Priority 2: Points where Roman roads crossed the region’s many rivers remain an elusive yet key element requiring investigation. Foremost consideration should be afforded to further examination of the potential Flavian crossing at Derder’s Ford near the fort of Bertha, the possible Severan bridging point at Carpow and associated bridgehead camp near St Madoes. Any prospection for early bridge remains should include consideration of timber survival; any surviving timber could contribute to the wider dendrochronological development and dating objectives for the Roman period in Perth and Kinross.

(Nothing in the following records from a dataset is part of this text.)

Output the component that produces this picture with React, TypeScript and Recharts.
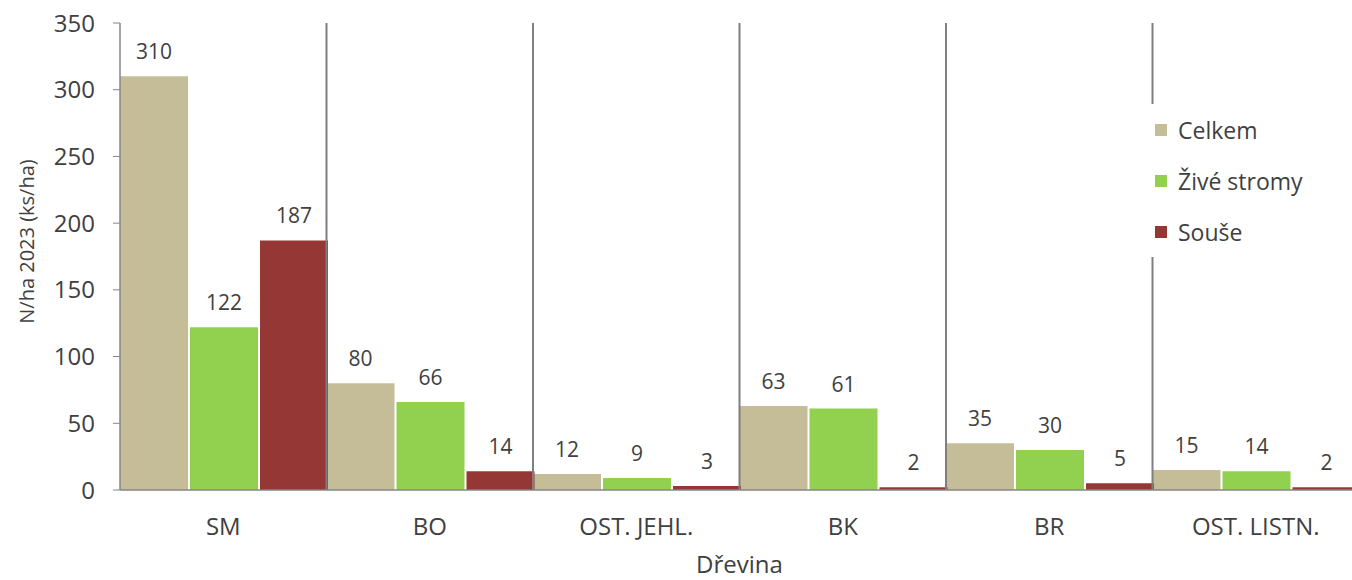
import { BarChart, Bar, XAxis, YAxis, Legend, LabelList, ReferenceLine } from 'recharts'

const categories = ['SM', 'BO', 'OST. JEHL.', 'BK', 'BR', 'OST. LISTN.']
const celkem = [310, 80, 12, 63, 35, 15]
const ziveStromy = [122, 66, 9, 61, 30, 14]
const souse = [187, 14, 3, 2, 5, 2]
const yTicks = [0, 50, 100, 150, 200, 250, 300, 350]

const data = categories.map((drevina, i) => ({
  drevina,
  celkem: celkem[i],
  zive: ziveStromy[i],
  souse: souse[i],
}))

const FONT = '"Open Sans", sans-serif'
const TEXT = '#404040'
const AXIS = '#868686'

const series = [
  { key: 'celkem', name: 'Celkem', color: '#c4bd97' },
  { key: 'zive', name: 'Živé stromy', color: '#92d050' },
  { key: 'souse', name: 'Souše', color: '#953735' },
]
const seriesOrder = series.map((s) => s.name)

function LegendBox({ payload }: any) {
  // keep the series order, recharts sorts by name otherwise
  const items = [...(payload || [])].sort(
    (a: any, b: any) => seriesOrder.indexOf(a.value) - seriesOrder.indexOf(b.value)
  )
  return (
    <div style={{ background: '#fff', fontFamily: FONT, fontSize: 23, color: TEXT }}>
      {items.map((p: any) => (
        <div key={p.value} style={{ height: 51, display: 'flex', alignItems: 'center' }}>
          <span style={{ width: 12, height: 12, background: p.color, marginLeft: 8, marginRight: 11 }} />
          <span>{p.value}</span>
        </div>
      ))}
    </div>
  )
}

export default function App() {
  return (
    <div style={{ width: 1352, height: 580, overflow: 'hidden', background: '#fff' }}>
      <style>{'body{margin:0;overflow:hidden}'}</style>
      <BarChart
        width={1362}
        height={580}
        data={data}
        margin={{ top: 23, right: 3, bottom: 0, left: 0 }}
        barCategoryGap={0}
        barGap={2}
      >
        <XAxis
          dataKey="drevina"
          height={90}
          axisLine={{ stroke: AXIS, strokeWidth: 1.5 }}
          tickLine={false}
          tickSize={0}
          tickMargin={28}
          tick={{ fontSize: 24, fontFamily: FONT, fill: TEXT }}
          interval={0}
          label={{ value: 'Dřevina', position: 'insideBottom', offset: 7, fontSize: 24, fontFamily: FONT, fill: TEXT }}
        />
        <YAxis
          width={120}
          domain={[0, 350]}
          ticks={yTicks}
          axisLine={{ stroke: AXIS, strokeWidth: 1.5 }}
          tickLine={{ stroke: AXIS }}
          tickSize={7}
          tickMargin={18}
          tick={{ fontSize: 24, fontFamily: FONT, fill: TEXT }}
          label={{
            value: 'N/ha 2023 (ks/ha)',
            angle: -90,
            position: 'insideLeft',
            offset: 27,
            dy: -15,
            fontSize: 20,
            fontFamily: FONT,
            fill: TEXT,
            style: { textAnchor: 'middle' },
          }}
        />
        {categories.slice(1).map((c) => (
          <ReferenceLine key={c} x={c} position="start" stroke="#7f7f7f" strokeWidth={2} />
        ))}
        {series.map((s) => (
          <Bar key={s.key} dataKey={s.key} name={s.name} fill={s.color} isAnimationActive={false}>
            <LabelList dataKey={s.key} position="top" offset={17} fontSize={21} fontFamily={FONT} fill={TEXT} />
          </Bar>
        ))}
        <Legend
          layout="vertical"
          align="center"
          verticalAlign="middle"
          wrapperStyle={{ left: 1147, top: 104, width: 185 }}
          content={<LegendBox />}
        />
      </BarChart>
    </div>
  )
}
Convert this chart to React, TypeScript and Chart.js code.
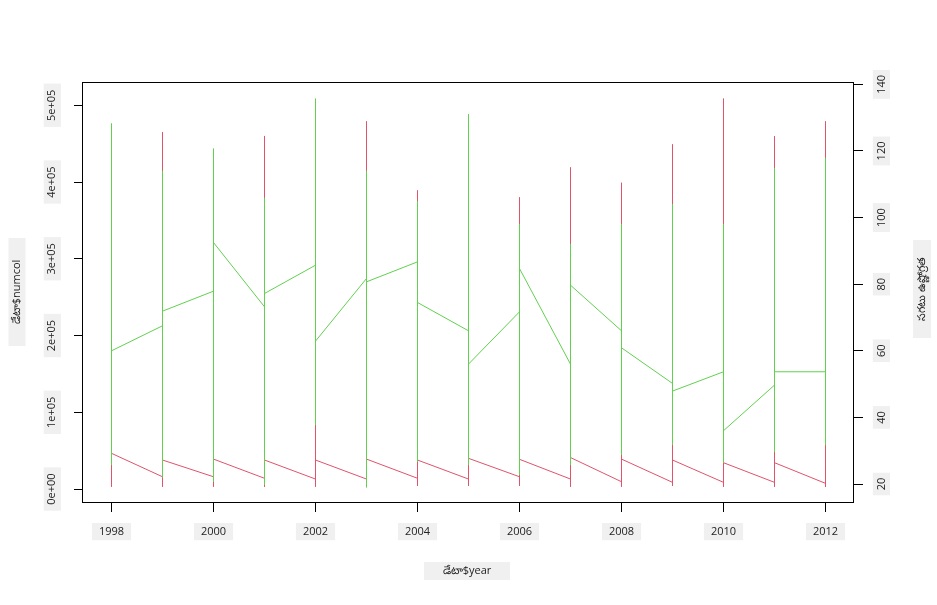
import React, { useEffect, useRef } from "react";
import { Chart, registerables } from "chart.js";

Chart.register(...registerables);

// ---------- data ----------
const years = [1998, 1999, 2000, 2001, 2002, 2003, 2004, 2005, 2006, 2007, 2008, 2009, 2010, 2011, 2012];
const xTickYears = [1998, 2000, 2002, 2004, 2006, 2008, 2010, 2012];
const leftTickValues = [0, 100000, 200000, 300000, 400000, 500000];
const rightTickValues = [20, 40, 60, 80, 100, 120, 140];

// numcol (left axis): first value in the year, max, min, last value in the year
const numFirst = [null, 16000, 16000, 14000, 13000, 13000, 14000, 13000, 16000, 13000, 9500, 8700, 8700, 8700, 7400];
const numMax = [470000, 465000, 430000, 460000, 480000, 479000, 389000, 470000, 380000, 419000, 399000, 449000, 508700, 459600, 479000];
const numMin = [3000, 3000, 3000, 3000, 3000, 3000, 4000, 4000, 4000, 3000, 3000, 4000, 3000, 3000, 3000];
const numLast = [46500, 37800, 39000, 37800, 37800, 39000, 37800, 40000, 38700, 41000, 39000, 37800, 34300, 34300, null];

// right-axis series: first value in the year, max, min, last value in the year
const rFirst = [null, 67.5, 77.9, 73.2, 85.7, 81.7, 86.7, 66, 71.7, 56, 66, 50.2, 53.7, 49.7, 53.7];
const rMax = [128.2, 114, 120.7, 105.9, 135.7, 114, 104.9, 131, 98, 92, 98, 104, 98, 114.9, 117.9];
const rMin = [25.7, 22, 20.7, 19.7, 37.7, 19, 26.7, 25.7, 22.7, 25.7, 28.7, 31.7, 26.3, 29.7, 31.7];
const rLast = [60, 71.9, 92.5, 77.2, 62.9, 80.7, 74.5, 56, 84.7, 79.7, 60.9, 47.9, 36, 53.7, null];

const xTitle = "డేటా$year";
const leftTitle = "డేటా$numcol";
const rightTitle = "సగటు ఉష్ణోగ్రత";

const RED = "#DF536B";
const GREEN = "#61D04F";
const FONT = "'Open Sans', 'Noto Sans', sans-serif";

function buildPoints(first: (number | null)[], max: number[], min: number[], last: (number | null)[]) {
  const pts: { x: number; y: number }[] = [];
  years.forEach((yr, i) => {
    if (first[i] !== null) pts.push({ x: yr, y: first[i] as number });
    pts.push({ x: yr, y: max[i] });
    pts.push({ x: yr, y: min[i] });
    if (last[i] !== null) pts.push({ x: yr, y: last[i] as number });
  });
  return pts;
}

function fmtExp(v: number) {
  if (v === 0) return "0e+00";
  const e = Math.floor(Math.log10(Math.abs(v)));
  const m = v / Math.pow(10, e);
  return `${Math.round(m)}e+${String(e).padStart(2, "0")}`;
}

function boxedText(ctx: CanvasRenderingContext2D, text: string, cx: number, cy: number, rot: number, bw: number, bh: number) {
  ctx.save();
  ctx.translate(cx, cy);
  ctx.rotate(rot);
  ctx.fillStyle = "#f0f0f0";
  ctx.fillRect(-bw / 2, -bh / 2, bw, bh);
  ctx.fillStyle = "#222";
  ctx.font = `11px ${FONT}`;
  ctx.textAlign = "center";
  ctx.textBaseline = "middle";
  ctx.fillText(text, 0, 0);
  ctx.restore();
}

const framePlugin = {
  id: "frameAndTitles",
  afterDraw(chart: any) {
    const { ctx, chartArea } = chart;
    ctx.save();
    ctx.strokeStyle = "#000";
    ctx.lineWidth = 1;
    const l = Math.round(chartArea.left) - 0.5;
    const t = Math.round(chartArea.top) - 0.5;
    const r = Math.round(chartArea.right) - 0.5;
    const b = Math.round(chartArea.bottom) - 0.5;
    ctx.strokeRect(l, t, r - l, b - t);
    ctx.restore();
    boxedText(ctx, xTitle, 467, 571, 0, 86, 18);
    boxedText(ctx, leftTitle, 17, 292, -Math.PI / 2, 108, 17);
    boxedText(ctx, rightTitle, 922, 289, -Math.PI / 2, 98, 18);
  },
};

const tickFont = { family: FONT, size: 11 };

// x range chosen so that each year falls on a pixel centre (51 px per year)
const X_MIN = 1998 - 28.5 / 51;
const X_MAX = X_MIN + 771 / 51;

export default function App() {
  const ref = useRef<HTMLCanvasElement | null>(null);
  useEffect(() => {
    if (!ref.current) return;
    const chart = new Chart(ref.current, {
      type: "line",
      data: {
        datasets: [
          {
            label: "right",
            data: buildPoints(rFirst, rMax, rMin, rLast),
            borderColor: GREEN,
            borderWidth: 1,
            pointRadius: 0,
            tension: 0,
            yAxisID: "y1",
            order: 0,
          },
          {
            label: "numcol",
            data: buildPoints(numFirst, numMax, numMin, numLast),
            borderColor: RED,
            borderWidth: 1,
            pointRadius: 0,
            tension: 0,
            yAxisID: "y",
            order: 1,
          },
        ],
      },
      options: {
        animation: false,
        responsive: false,
        layout: { padding: { top: 83, left: 0, right: 0, bottom: 0 } },
        plugins: { legend: { display: false }, tooltip: { enabled: false } },
        scales: {
          x: {
            type: "linear",
            min: X_MIN,
            max: X_MAX,
            afterBuildTicks: (s: any) => {
              s.ticks = xTickYears.map((v) => ({ value: v }));
            },
            afterFit: (s: any) => {
              s.height = 102;
            },
            border: { display: false },
            grid: { drawOnChartArea: false, drawTicks: true, tickLength: 9, color: "#000", lineWidth: 1 },
            ticks: {
              callback: (v: any) => String(v),
              autoSkip: false,
              minRotation: 0,
              maxRotation: 0,
              padding: 13,
              color: "#222",
              font: tickFont,
              showLabelBackdrop: true,
              backdropColor: "#f0f0f0",
              backdropPadding: { x: 7, y: 2 },
            },
          },
          y: {
            type: "linear",
            position: "left",
            min: -18200,
            max: 529000,
            afterBuildTicks: (s: any) => {
              s.ticks = leftTickValues.map((v) => ({ value: v }));
            },
            afterFit: (s: any) => {
              s.width = 83;
            },
            border: { display: false },
            grid: { drawOnChartArea: false, drawTicks: true, tickLength: 9, color: "#000", lineWidth: 1 },
            ticks: {
              callback: (v: any) => fmtExp(Number(v)),
              minRotation: 90,
              maxRotation: 90,
              crossAlign: "center",
              padding: 6,
              color: "#222",
              font: tickFont,
              showLabelBackdrop: true,
              backdropColor: "#f0f0f0",
              backdropPadding: { x: 6, y: 2 },
            },
          },
          y1: {
            type: "linear",
            position: "right",
            min: 14.3,
            max: 140.4,
            afterBuildTicks: (s: any) => {
              s.ticks = rightTickValues.map((v) => ({ value: v }));
            },
            afterFit: (s: any) => {
              s.width = 83;
            },
            border: { display: false },
            grid: { drawOnChartArea: false, drawTicks: true, tickLength: 9, color: "#000", lineWidth: 1 },
            ticks: {
              callback: (v: any) => String(v),
              minRotation: 90,
              maxRotation: 90,
              crossAlign: "center",
              padding: 9,
              color: "#222",
              font: tickFont,
              showLabelBackdrop: true,
              backdropColor: "#f0f0f0",
              backdropPadding: { x: 5, y: 2 },
            },
          },
        },
      } as any,
      plugins: [framePlugin],
    });
    return () => chart.destroy();
  }, []);
  return (
    <div style={{ position: "fixed", left: 0, top: 0, width: 937, height: 605, background: "#fff" }}>
      <canvas ref={ref} width={937} height={605} style={{ display: "block" }} />
    </div>
  );
}
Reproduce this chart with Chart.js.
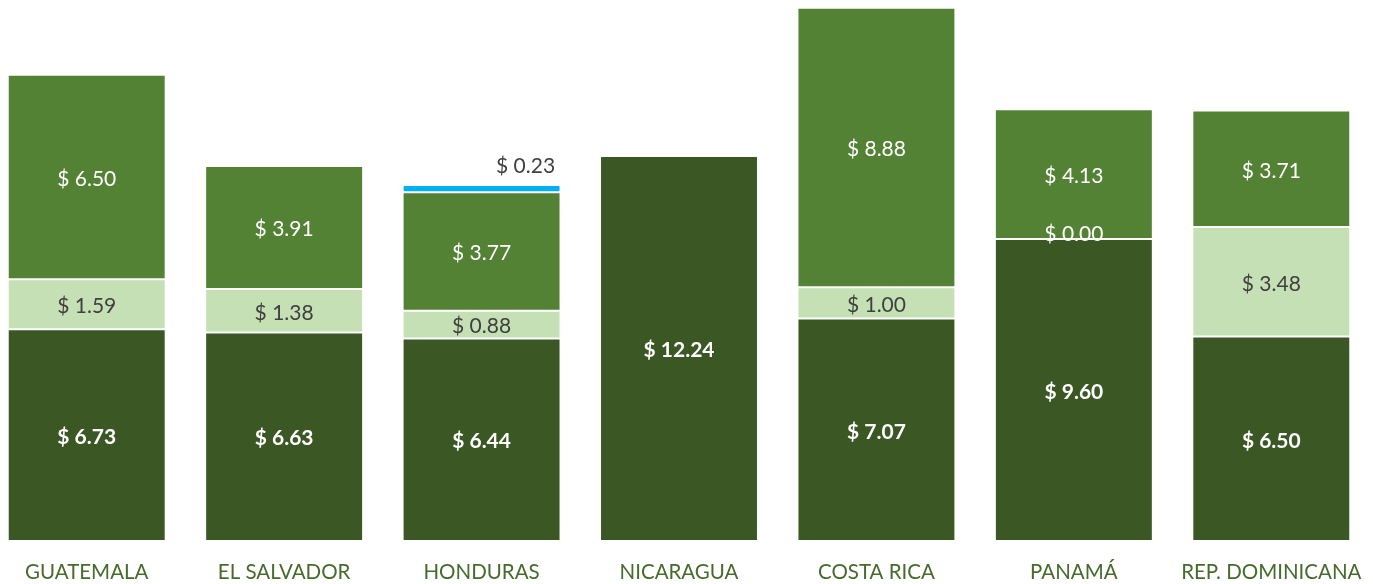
<!DOCTYPE html>
<html>
<head>
<meta charset="utf-8">
<script src="https://cdn.jsdelivr.net/npm/chart.js@4.4.1/dist/chart.umd.min.js"></script>
<style>
  html, body { margin: 0; padding: 0; background: #fff; overflow: hidden; }
  #wrap { position: absolute; left: -12px; top: 0; width: 1382px; height: 584px; }
</style>
</head>
<body>
<div id="wrap"><canvas id="grafico"></canvas></div>
<script>
// Données (USD)
const categories = ['GUATEMALA', 'EL SALVADOR', 'HONDURAS', 'NICARAGUA', 'COSTA RICA', 'PANAMÁ', 'REP. DOMINICANA'];
const serieBase = [6.73, 6.63, 6.44, 12.24, 7.07, 9.60, 6.50];
const serieMedia = [1.59, 1.38, 0.88, null, 1.00, 0.00, 3.48];
const serieAlta = [6.50, 3.91, 3.77, null, 8.88, 4.13, 3.71];
const serieExtra = [null, null, 0.23, null, null, null, null];

const FONT = 'Lato, "Open Sans", sans-serif';

// Étiquettes de valeurs dessinées à la main (pas de plugin datalabels)
const etiquettes = {
    id: 'etiquettes',
    afterDatasetsDraw(chart) {
        const ctx = chart.ctx;
        chart.data.datasets.forEach((ds, i) => {
            const meta = chart.getDatasetMeta(i);
            meta.data.forEach((bar, j) => {
                const v = ds.data[j];
                if (v === null || v === undefined) return;
                const txt = '$ ' + v.toFixed(2);
                let x = bar.x;
                let y = (bar.y + bar.base) / 2 + 2;
                let color = ds.labelColor;
                if (ds.labelAbove) {
                    x = bar.x + 44;
                    y = bar.y - 19;
                }
                // segment nul : étiquette blanche posée sur la jonction
                if (v === 0) {
                    color = '#ffffff';
                    y -= 7;
                }
                ctx.save();
                ctx.font = (ds.labelBold ? 'bold ' : '') + '21px ' + FONT;
                ctx.fillStyle = color;
                ctx.textAlign = 'center';
                ctx.textBaseline = 'middle';
                ctx.fillText(txt, x, y);
                ctx.restore();
            });
        });
    }
};

new Chart(document.getElementById('grafico'), {
    type: 'bar',
    data: {
        labels: categories,
        datasets: [
            { data: serieBase, backgroundColor: '#3a5724', labelColor: '#ffffff', labelBold: true },
            { data: serieMedia, backgroundColor: '#c5e0b4', labelColor: '#404040' },
            { data: serieAlta, backgroundColor: '#548235', labelColor: '#ffffff' },
            { data: serieExtra, backgroundColor: '#00b0f0', labelColor: '#404040', labelAbove: true, borderRadius: 2 }
        ]
    },
    options: {
        responsive: true,
        maintainAspectRatio: false,
        animation: false,
        layout: { padding: 0 },
        datasets: {
            bar: {
                barPercentage: 0.8,
                categoryPercentage: 1,
                borderWidth: 1,
                borderColor: 'rgba(255,255,255,0.25)',
                borderSkipped: false
            }
        },
        plugins: {
            legend: { display: false },
            tooltip: { enabled: false }
        },
        scales: {
            x: {
                stacked: true,
                grid: { display: false, drawTicks: false },
                border: { display: false },
                ticks: {
                    color: '#466b2c',
                    font: { family: FONT, size: 20.5 },
                    padding: 19,
                    maxRotation: 0
                },
                afterFit(scale) {
                    scale.height = 43;
                    // pas de marge latérale due aux libellés des extrémités
                    scale.paddingLeft = 0;
                    scale.paddingRight = 0;
                }
            },
            y: {
                stacked: true,
                display: false,
                min: 0,
                max: 17.2
            }
        }
    },
    plugins: [etiquettes]
});
</script>
</body>
</html>
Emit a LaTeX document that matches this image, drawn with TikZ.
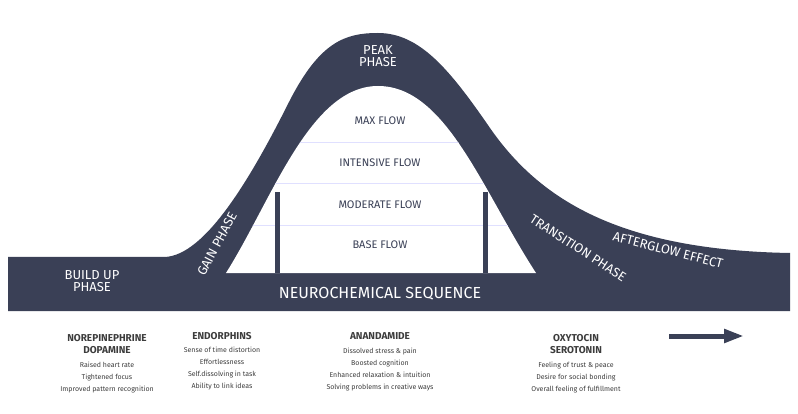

Priority 3: Most of the region’s Roman auxiliary forts, and the legionary fortress, are located on the River Tay and its tributaries. With the importance of rivers for the movement of troops and supplies in the conquest of Scotland established (Jones 2018), it is clear that both rivers and the estuary were vital to transport and communication during the Roman presence. Understanding the relationship between military sites and waterways is a priority, with the identification of docking structures, harbour or landing features a key element of this. For example, the annexe of both Cargill and Cardean forts appears to reach a flat beach, a possible landing place that offers a promising starting point for investigation. Comparison and regional application of approaches from the extensive work carried out elsewhere in the Empire on Roman harbours and landings sites over the last 20 years could be very promising.